Snyder Cut’s Best Scene Involves a Hot Dog and The Flash
For once, the wiener is not a euphemism.
Around an hour and 10 minutes into Zack Snyder’s Justice League, I began losing my mind. Not because the film was bad or because of anything particularly good either. It’s a weird thing to say about a four-hour movie, but at that point, it had barely gotten going and had yet to hit some of the satisfying character beats that really make taking this long journey moderately worth it. So all in all, there wasn’t particularly anything to really lose one’s mind over yet.
Except for a hot dog.
Okay, rewind slightly. Unlike the 2017 movie, Snyder’s Justice League actually introduces us to Barry Allen (Ezra Miller) before Bruce Wayne (Ben Affleck) gets into his secret hideout to throw Batarangs at a youth like the rich weirdo he is. It does so by having Barry, comically late to an interview at a dog-walking business (dog-buying?
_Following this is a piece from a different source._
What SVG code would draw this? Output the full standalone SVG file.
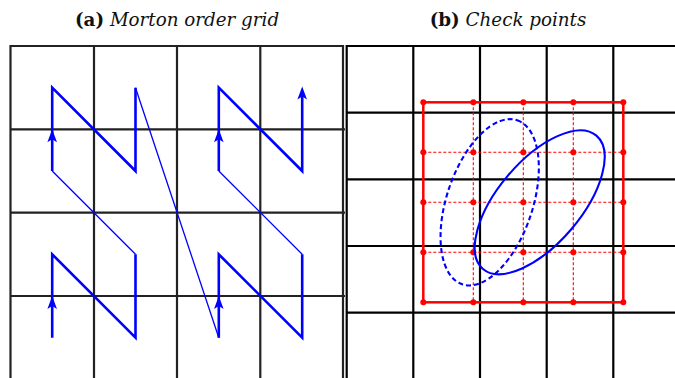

It’s unclear, but there are dogs), cross paths with Kiersey Clemons’ Iris West, who actually gets to appear in the movie this time…for this one scene.
G/O Media may get a commission
After Barry and Iris walk past each other, Iris gets in her car and tries starting it up to no avail. By the time she gets it going, she pulls out into the road just as a truck driver is distracted by his errant lunch, slamming into the side of her car and violently ejecting her. Barry, in the middle of bombing his interview, instinctively leaps into action, enters the Speed Force to smash through the window, and save this woman from certain doom. He’s pushing aside bits of debris, positioning her for a safer impact when he moves back out of superspeed, with a sense of calmness and confidence: he’s done all this before, he’s the fastest man alive.
But Iris wasn’t the only thing caught up in the crash. An errant Central City hot dog stand has sent condiments and buns flying everywhere too, not as dangerous as the rest of the debris but still pretty messy. And so enters Justice League’s star, for a fleeting moment: a lone, immaculately rendered wiener.
It dances onto the scene. It is given focus, as it reaches escape velocity and jettisons from its bun, the wiener is free-falling, spinning slowly, graceful and raw in both its majesty and perhaps the pork by-products within it. We spend moments with the wiener; we know it, it knows us, we become one with its plight. It requires salvation as much as Iris does in this moment, and Barry Allen is its savior. And so, as he moves Iris’ hair out of her face with one hand, Barry reaches out to the wiener with a similar intimacy, pulling it from certain doom and putting it…in his pocket.
The moment passes. Barry exits the Speed Force, Iris and the hot dog safe and sound. With barely a second for the two to silently acknowledge the impossibility of what just happened, Barry zips back into the dog-store, pretending he had ducked down to cover some puppies from the smashed glass before proudly procuring the wiener from his pocket as if it was always there.
The interview? Saved. Iris West? Saved. The wiener? Saved. Well, until it presumably gets eaten by some dogs.
It’s one of the most ridiculous moments in the movie. It’s incredibly silly. It’s deeply indulgent, in a film that is nothing but indulgence. But it’s also just…kind of brilliant. Because what is Zack Snyder’s approach to superheroes, if not this wiener?
It is, for better or worse, perhaps the ultimate celebration about the thing that delights and infuriates people about the director’s approach to superhero moviemaking. It’s a comic panel rendered on screen, lovingly framed so you may glimpse at every little detail in it. But it’s also one of what feels like five million slo-mo shots in the movie—which would definitely be a good chunk shorter if 90% of those were played at normal speed.
It’s a good idea (Barry and Iris sharing this connection and a moment of intimacy made possible in the Speed Force) and a peculiar idea (the film establishes before and after this moment that Barry and Iris don’t actually know each other, so him taking the time to caress her face before saving her life is kinda creepy!) smashed together to create a bizarre outcome that makes you feel a hit of joyous serotonin until you think about it for more than five seconds.
And then it’s this hot dog. This moment of comic book surreality grounded, no matter how absurdly, by the normality of an American street food staple. We are but a wiener, hurtling through Zack Snyder’s universe, waiting to be plucked by its gods amongst humankind.
Zack Snyder’s Justice League (and its wiener) is now streaming on HBO Max.